begin

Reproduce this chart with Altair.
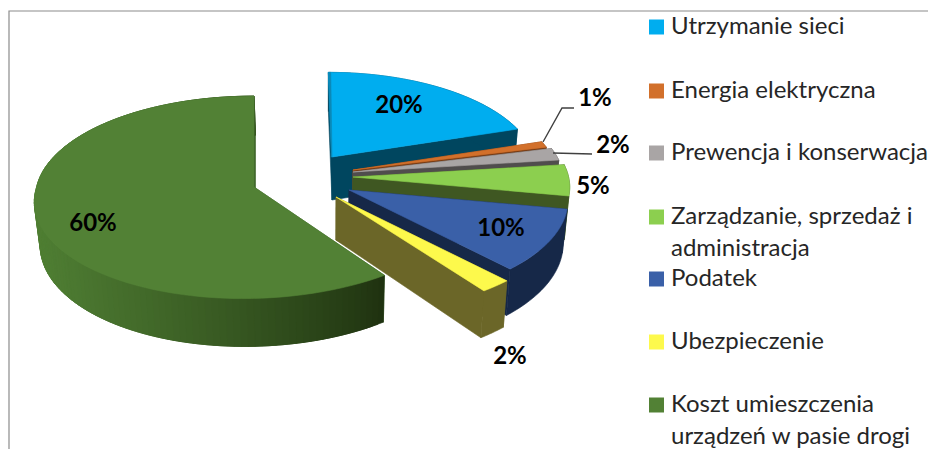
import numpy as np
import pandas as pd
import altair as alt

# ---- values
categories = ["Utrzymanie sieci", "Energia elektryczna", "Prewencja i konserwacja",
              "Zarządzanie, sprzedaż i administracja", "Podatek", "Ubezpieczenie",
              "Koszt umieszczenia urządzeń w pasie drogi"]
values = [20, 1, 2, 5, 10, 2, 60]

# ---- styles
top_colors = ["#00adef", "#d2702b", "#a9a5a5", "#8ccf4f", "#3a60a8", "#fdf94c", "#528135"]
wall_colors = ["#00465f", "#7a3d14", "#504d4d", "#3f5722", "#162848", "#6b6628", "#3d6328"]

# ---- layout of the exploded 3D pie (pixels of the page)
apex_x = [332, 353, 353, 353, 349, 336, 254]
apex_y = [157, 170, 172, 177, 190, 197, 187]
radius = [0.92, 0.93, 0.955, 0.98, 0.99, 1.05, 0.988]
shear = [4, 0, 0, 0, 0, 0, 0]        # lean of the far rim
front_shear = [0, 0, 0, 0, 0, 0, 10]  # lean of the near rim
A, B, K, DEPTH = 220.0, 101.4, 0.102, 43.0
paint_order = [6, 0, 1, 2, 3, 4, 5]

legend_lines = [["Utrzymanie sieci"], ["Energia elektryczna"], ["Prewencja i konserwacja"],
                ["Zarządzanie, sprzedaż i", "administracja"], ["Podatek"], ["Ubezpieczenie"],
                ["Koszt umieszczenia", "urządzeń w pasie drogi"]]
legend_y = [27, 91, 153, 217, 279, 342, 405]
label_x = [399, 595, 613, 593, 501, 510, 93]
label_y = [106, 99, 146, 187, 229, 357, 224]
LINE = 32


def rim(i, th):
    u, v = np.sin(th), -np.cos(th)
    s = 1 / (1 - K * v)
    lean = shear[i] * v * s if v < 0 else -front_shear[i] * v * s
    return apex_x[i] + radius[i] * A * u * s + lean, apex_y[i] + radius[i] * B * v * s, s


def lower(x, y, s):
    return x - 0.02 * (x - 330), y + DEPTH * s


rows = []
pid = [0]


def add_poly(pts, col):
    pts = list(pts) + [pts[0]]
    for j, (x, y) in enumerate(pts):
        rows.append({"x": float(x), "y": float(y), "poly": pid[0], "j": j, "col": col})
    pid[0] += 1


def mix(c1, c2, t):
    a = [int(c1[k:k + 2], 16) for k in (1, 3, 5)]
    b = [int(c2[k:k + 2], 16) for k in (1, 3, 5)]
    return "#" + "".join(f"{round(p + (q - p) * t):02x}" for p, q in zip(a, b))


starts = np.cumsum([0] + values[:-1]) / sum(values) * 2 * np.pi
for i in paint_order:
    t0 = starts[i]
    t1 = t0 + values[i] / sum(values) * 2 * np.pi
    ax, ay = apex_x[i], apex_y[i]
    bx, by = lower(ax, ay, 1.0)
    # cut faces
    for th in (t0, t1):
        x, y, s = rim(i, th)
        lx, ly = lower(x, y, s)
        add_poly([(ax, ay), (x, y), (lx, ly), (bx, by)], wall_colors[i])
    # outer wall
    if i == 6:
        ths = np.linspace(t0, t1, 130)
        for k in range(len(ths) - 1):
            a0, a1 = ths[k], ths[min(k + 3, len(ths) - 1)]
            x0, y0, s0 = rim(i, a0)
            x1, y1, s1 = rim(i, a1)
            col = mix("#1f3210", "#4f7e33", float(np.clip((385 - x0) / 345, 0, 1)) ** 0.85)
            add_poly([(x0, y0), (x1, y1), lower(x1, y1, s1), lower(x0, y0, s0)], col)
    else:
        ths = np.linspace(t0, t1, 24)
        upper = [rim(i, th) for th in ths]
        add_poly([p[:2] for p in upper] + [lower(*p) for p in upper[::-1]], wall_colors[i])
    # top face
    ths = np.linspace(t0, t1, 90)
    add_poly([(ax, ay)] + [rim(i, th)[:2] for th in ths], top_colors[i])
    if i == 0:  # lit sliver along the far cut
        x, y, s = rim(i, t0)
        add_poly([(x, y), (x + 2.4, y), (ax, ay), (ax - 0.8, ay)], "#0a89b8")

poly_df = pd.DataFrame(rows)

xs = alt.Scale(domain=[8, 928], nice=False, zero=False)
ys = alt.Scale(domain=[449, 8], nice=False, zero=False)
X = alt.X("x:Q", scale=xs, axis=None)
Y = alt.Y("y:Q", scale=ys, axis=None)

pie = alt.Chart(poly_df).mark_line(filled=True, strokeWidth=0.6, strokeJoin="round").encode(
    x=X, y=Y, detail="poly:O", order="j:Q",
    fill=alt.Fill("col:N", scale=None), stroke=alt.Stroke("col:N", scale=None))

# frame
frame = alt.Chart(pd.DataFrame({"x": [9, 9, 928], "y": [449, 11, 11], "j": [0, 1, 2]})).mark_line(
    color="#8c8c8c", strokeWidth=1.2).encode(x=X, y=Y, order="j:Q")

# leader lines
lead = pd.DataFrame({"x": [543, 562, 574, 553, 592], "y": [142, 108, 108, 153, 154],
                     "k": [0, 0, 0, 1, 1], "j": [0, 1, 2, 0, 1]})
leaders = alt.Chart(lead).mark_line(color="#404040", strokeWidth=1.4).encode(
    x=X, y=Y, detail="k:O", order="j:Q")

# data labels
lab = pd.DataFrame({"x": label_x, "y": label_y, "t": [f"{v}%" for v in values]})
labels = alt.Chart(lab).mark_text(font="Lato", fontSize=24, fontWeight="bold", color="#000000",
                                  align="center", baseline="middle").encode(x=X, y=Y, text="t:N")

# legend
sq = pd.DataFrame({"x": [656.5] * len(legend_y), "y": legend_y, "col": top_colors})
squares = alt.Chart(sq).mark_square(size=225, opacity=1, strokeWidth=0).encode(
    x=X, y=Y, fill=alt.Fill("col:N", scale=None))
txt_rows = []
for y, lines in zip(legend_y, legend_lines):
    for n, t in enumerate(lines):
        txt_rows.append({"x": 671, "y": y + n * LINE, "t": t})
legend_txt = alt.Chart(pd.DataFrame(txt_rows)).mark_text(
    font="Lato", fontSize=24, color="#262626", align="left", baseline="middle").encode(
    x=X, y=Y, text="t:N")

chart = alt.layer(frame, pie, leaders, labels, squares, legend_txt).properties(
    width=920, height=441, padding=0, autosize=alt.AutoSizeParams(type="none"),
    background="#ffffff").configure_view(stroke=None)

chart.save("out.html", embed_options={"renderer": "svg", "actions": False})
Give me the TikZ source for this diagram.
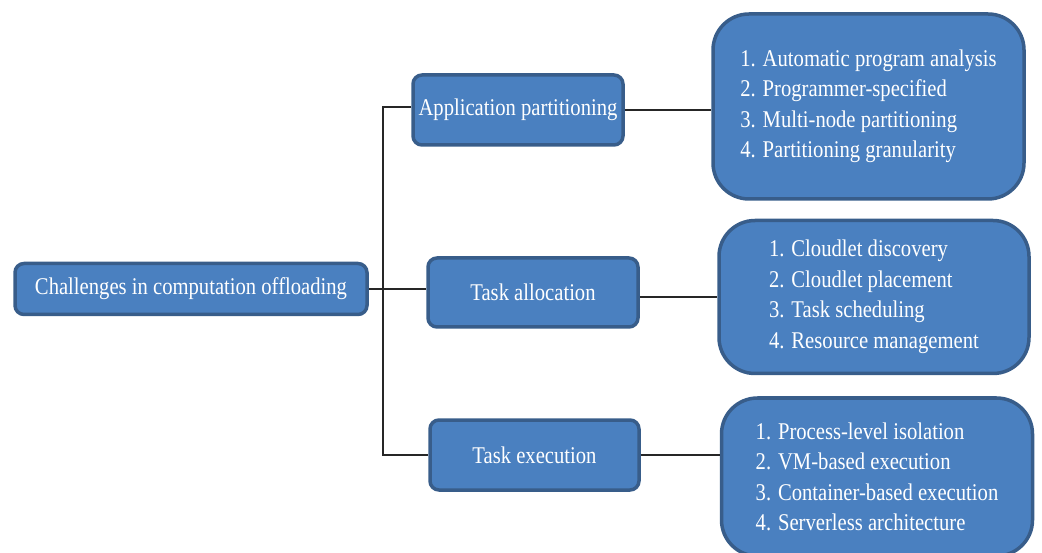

end

Repeat only the lines between the top of the entries above and the line containing "import altair as alt", both ends included, without the pictures.

* Right answer:
Reproduce this chart with Altair.
import numpy as np
import pandas as pd
import altair as alt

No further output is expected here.